Nineteenth Air Force has transformed Joint Base San Antonio-Randolph’s Hangar 62 into an official hub for teaching the next generation of trainer aircraft maintainers.
The 19th Air Force Maintenance Training Center, which the numbered Air Force opened on Oct. 29, will serve as a schoolhouse where students learn the basics of caring for AETC’s main training aircraft—the T-1A Jayhawk, the T-6A Texan II, and the T-38A Talon, a 502nd Air Base Wing release stated. It will also offer “more advanced courses such as avionics and jet propulsion,” the release adds.
The center’s activation marks the first time the Texas base has had a formal program for molding new trainer aircraft mechanics since the 1990s.
“We’re reinvesting in our foundational skills to take great care of our Airmen who fly, who fix, who fight for our country,” 19AF Commander Maj. Gen. Craig D. Wills said during the activation ceremony.
In the 1980s, the Air Force decided that fixing trainer planes was “a commercial activity,” and delegated the tasking away from the Active-duty Airmen to civilians.
“Maintenance duties were turned over to a civilian force consisting of those Air Force-trained technicians who retired or separated from the service,” the wing explained in an Oct. 16 release.
Formal schooling for those maintainers at Randolph subsequently ended in 1995, the wing said.

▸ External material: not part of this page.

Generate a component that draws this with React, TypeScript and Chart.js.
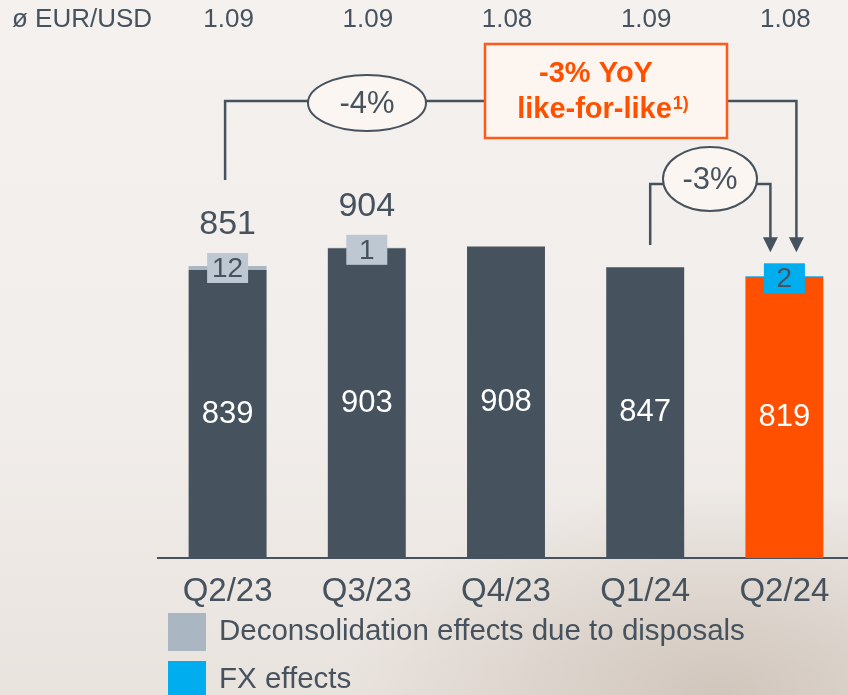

Enough trained repairmen were available to tend to AETC’s airframes in the absence of an Active-duty workforce, the wing wrote. But since many of these people have retired or are preparing to do so, the new center will equip 19th AF to fill the manpower shortage created by their departures.
“In addition to producing technicians for the 12th Flying Training Wing at JBSA-Randolph and Naval Air Station Pensacola, [Fla.], the training center will serve maintenance units for the flying training wings at Columbus Air Force Base, [Miss.]; Laughlin Air Force Base, Texas; Sheppard Air Force Base, Texas; and Vance Air Force Base, [Okla.],” the wing wrote.
The new center is also speeding up and formalizing the education process by trading unstructured, on-the-job training for course-based learning, explained Brian Bastow, logistics management branch chief for 19AF’s logistics directorate.
The center’s courses will begin in the coming weeks, the wing wrote. Hundreds of students are expected to train through the center each year, Bastow said.
The center was designed to meet the educational and practical aspects of maintenance training.
Its top level features office and classroom space, while its main level features a floor that was resurfaced to suit AETC’s aircraft, “specialized electrical components” to power the airframes, and new lighting and overhead heating, the wing wrote.
Other renovations included changing the hangar’s doors to ensure planes can be towed in and out, and removing paint from some windowpanes to let in natural light.
Maintenance students and instructors will share the building with Randolph’s 502nd Civil Engineer Squadron, which will use the northern portion of the hangar, the wing said.